Jase exhaled, unfolded the fax. "You were closer the first time. This is a picture one of the children remembered her mother kept. A picture her mother had always told her was her father." He held it out to her.
She took it with a trembling hand. Stared, then went pale.
It wasn't as old as the photo they'd found in Alice Perkins's lockbox. In fact, it was fairly recent, but the resemblance was there. Unmistakable, at least to Jase.
He saw the moment recognition dawned on Janey, too.
"Oh, God." She looked up from the photo, disbelief warring with the heartbreaking acceptance in her eyes. "It's Black."
Yeah. The Reverend Samuel Black.
"He's my father?"
"So it would seem." Just as it seemed Black wanted her dead.
A single tear trickled down her cheek as Jase pulled her into his arms. "Guess it wouldn't be too good for a man of God's public image if the world found out that the rocker he's been touting as the spawn of Satan turned out to be his daughter, would it?"
"I'm so sorry, babe," he murmured against the top of her head.
He was still holding her when the hair on the back of his neck stood at attention and he realized they were no longer alone.
Chapter 24
"I'm touched."
Jase whipped his head around—expecting to see Black standing there.
But it wasn't Black. It was his devoted, devout wife, Tonya, who stood just inside the sliders, the business end of a revolver pointed directly at Janey's head.
"Don't try to save her," Tonya cautioned when Jase moved to shove Janey behind him and the "guard" dogs lifted their heads and wagged their tails in welcome. "It's preordained, you know. She must die."
Jase froze as Tonya Black stepped fully into the room and without turning around closed the slider behind her.
The gun never wavered. Tonya Black's lacquered blond hair never moved. And the look of undiluted madness in her heavily made-up eyes told him she'd shoot them both without provocation if he made the wrong move.
"Preordained?" Jase asked carefully, all the while inching slightly forward, easing Janey back behind him.
"It truly is touching," Tonya repeated with a sad shake of her head. "But your loyalty is misplaced, young man. God's will must be done."
"I understand," Jase said, working to keep his voice supplicating, non-confrontational. "I understand why God might want Alice Perkins dead—"

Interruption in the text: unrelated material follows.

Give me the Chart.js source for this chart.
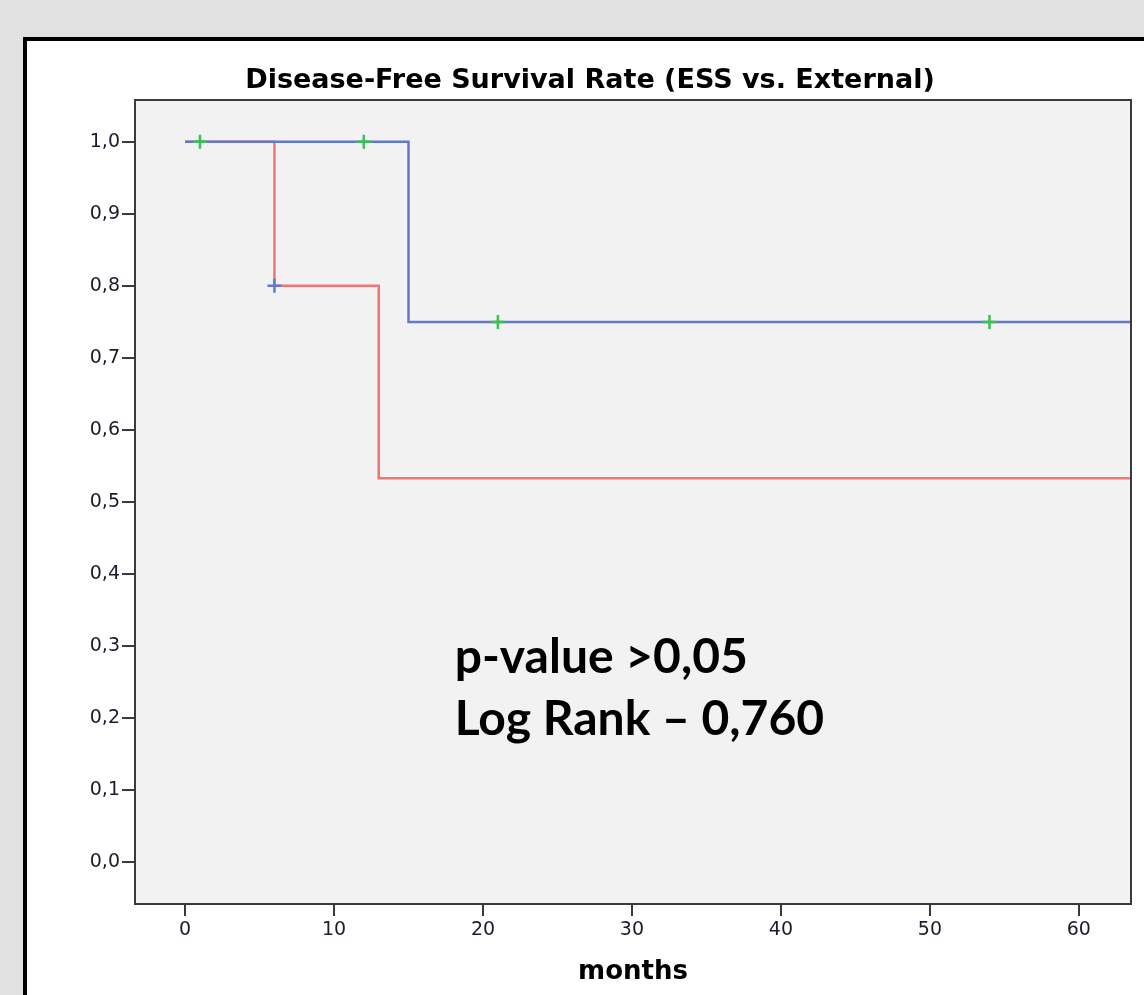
<!DOCTYPE html>
<html>
<head>
<meta charset="utf-8">
<script src="https://cdn.jsdelivr.net/npm/chart.js@4.4.0/dist/chart.umd.min.js"></script>
<style>
    html, body {
        margin: 0;
        padding: 0;
        width: 1144px;
        height: 995px;
        overflow: hidden;
        background: #e1e1e1;
    }

    #frame {
        position: absolute;
        left: 23px;
        top: 37px;
        width: 1200px;
        height: 1000px;
        border: 4px solid #000;
        background: #fff;
    }

    #wrap {
        position: absolute;
        left: 0;
        top: 0;
        width: 1144px;
        height: 995px;
    }
</style>
</head>
<body>
<div id="frame"></div>
<div id="wrap"><canvas id="km" width="1144" height="995"></canvas></div>
<script>
// Kaplan-Meier steps (months / cumulative survival)
var ess_times = [0, 15, 64];
var ess_survival = [1.0, 0.75, 0.75];

var ext_times = [0, 6, 13, 64];
var ext_survival = [1.0, 0.8, 0.533, 0.533];

// Censored cases (the little crosses)
var ess_censor_times = [1, 12, 21, 54];
var ess_censor_survival = [1.0, 1.0, 0.75, 0.75];

var ext_censor_times = [6];
var ext_censor_survival = [0.8];

var x_ticks = [0, 10, 20, 30, 40, 50, 60];
var y_ticks = [0.0, 0.1, 0.2, 0.3, 0.4, 0.5, 0.6, 0.7, 0.8, 0.9, 1.0];
var y_tick_labels = ["0,0", "0,1", "0,2", "0,3", "0,4", "0,5", "0,6", "0,7", "0,8", "0,9", "1,0"];

var chart_title = "Disease-Free Survival Rate (ESS vs. External)";
var note_lines = ["p-value >0,05", "Log Rank \u2013 0,760"];

var blue = "#6079cf";
var red = "#f27474";
var green = "#3cc052";
var axis_color = "#3a3a3a";
var tick_font = {"family": "DejaVu Sans", "size": 19};

function to_points (xs, ys) {
    var points = [];

    for (var i = 0; i < xs.length; i++) {
        points.push({"x": xs[i], "y": ys[i]});
    }

    return points;
}

// Grey plot panel behind the curves, frame + texts on top
var panel_plugin = {
    "id": "panel",
    "beforeDraw": function (chart) {
        var ctx = chart.ctx;
        var a = chart.chartArea;

        ctx.save();
        ctx.fillStyle = "#f2f2f2";
        ctx.fillRect(a.left, a.top, a.right - a.left, a.bottom - a.top);
        ctx.restore();
    },
    "afterDraw": function (chart) {
        var ctx = chart.ctx;
        var a = chart.chartArea;

        ctx.save();
        ctx.strokeStyle = axis_color;
        ctx.lineWidth = 2;
        ctx.strokeRect(a.left, a.top, a.right - a.left, a.bottom - a.top);

        // Title, placed like the SPSS output (not centred on the panel)
        ctx.fillStyle = "#000";
        ctx.font = "bold 27px 'DejaVu Sans'";
        ctx.textAlign = "center";
        ctx.textBaseline = "middle";
        ctx.fillText(chart_title, 590, 81);

        // Log rank note inside the panel
        var x = chart.scales.x.getPixelForValue(18.1);
        var y = chart.scales.y.getPixelForValue(0.2625);

        ctx.font = "bold 48px Lato";
        ctx.textAlign = "left";
        ctx.textBaseline = "alphabetic";

        for (var i = 0; i < note_lines.length; i++) {
            ctx.fillText(note_lines[i], x, y + i * 62);
        }

        ctx.restore();
    }
};

var config = {
    "type": "scatter",
    "data": {
        "datasets": [
            {
                "label": "ESS censored",
                "data": to_points(ess_censor_times, ess_censor_survival),
                "showLine": false,
                "pointStyle": "cross",
                "pointRadius": 7,
                "borderColor": green,
                "borderWidth": 2.5
            },
            {
                "label": "External censored",
                "data": to_points(ext_censor_times, ext_censor_survival),
                "showLine": false,
                "pointStyle": "cross",
                "pointRadius": 7,
                "borderColor": blue,
                "borderWidth": 2.5
            },
            {
                "label": "ESS",
                "data": to_points(ess_times, ess_survival),
                "showLine": true,
                "stepped": true,
                "pointRadius": 0,
                "borderColor": blue,
                "borderWidth": 2.5,
                "fill": false
            },
            {
                "label": "External",
                "data": to_points(ext_times, ext_survival),
                "showLine": true,
                "stepped": true,
                "pointRadius": 0,
                "borderColor": red,
                "borderWidth": 2.5,
                "fill": false
            }
        ]
    },
    "options": {
        "responsive": false,
        "animation": false,
        "layout": {
            "padding": {"top": 100, "right": 13, "bottom": 0, "left": 0}
        },
        "scales": {
            "x": {
                "type": "linear",
                "min": -3.36,
                "max": 63.5,
                "afterBuildTicks": function (scale) {
                    scale.ticks = x_ticks.map(function (v) { return {"value": v}; });
                },
                "afterFit": function (scale) {
                    scale.height = 91;
                },
                "border": {"display": false},
                "grid": {
                    "drawOnChartArea": false,
                    "drawTicks": true,
                    "tickLength": 12,
                    "color": axis_color,
                    "lineWidth": 2
                },
                "ticks": {
                    "color": "#1c1c2c",
                    "font": tick_font,
                    "padding": 3,
                    "maxRotation": 0
                },
                "title": {
                    "display": true,
                    "text": "months",
                    "color": "#000",
                    "font": {"family": "DejaVu Sans", "size": 26, "weight": "bold"},
                    "padding": {"top": 0, "bottom": 7}
                }
            },
            "y": {
                "type": "linear",
                "min": -0.058,
                "max": 1.058,
                "afterBuildTicks": function (scale) {
                    scale.ticks = y_ticks.map(function (v) { return {"value": v}; });
                },
                "afterFit": function (scale) {
                    scale.width = 135;
                },
                "border": {"display": false},
                "grid": {
                    "drawOnChartArea": false,
                    "drawTicks": true,
                    "tickLength": 13,
                    "color": axis_color,
                    "lineWidth": 2
                },
                "ticks": {
                    "color": "#1c1c2c",
                    "font": tick_font,
                    "padding": 2,
                    "callback": function (value) {
                        var i = y_ticks.indexOf(value);

                        return i >= 0 ? y_tick_labels[i] : "";
                    }
                }
            }
        },
        "plugins": {
            "legend": {"display": false},
            "tooltip": {"enabled": false},
            "title": {"display": false}
        }
    },
    "plugins": [panel_plugin]
};

new Chart(document.getElementById("km").getContext("2d"), config);
</script>
</body>
</html>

"Who wouldn't understand?" Tonya interrupted, her face flaming the brilliant red of righteousness. "She was a fornicator and a whore. She was the devil's instrument. She lured and tempted and dragged Samuel down in the slime with her."
Jase felt Janey coil as tight as a spring beside him. He squeezed her leg. A caution. A plea to be quiet. To not do something stupid.
"So you hired Alex Marshall to kill her," he concluded with what he hoped passed for an appreciative nod of his head. "And to kill the others, too."
Tonya smiled. "I knew you'd figure it out eventually. You're a smart young man."
"Not smart enough to figure out why you would hire a murderer to do God's will."
Chew on that one, sister.
As he'd hoped, his conclusion shook her. At least momentarily. "Alex Marshall was my instrument. My instrument through which I dealt the Lord's will."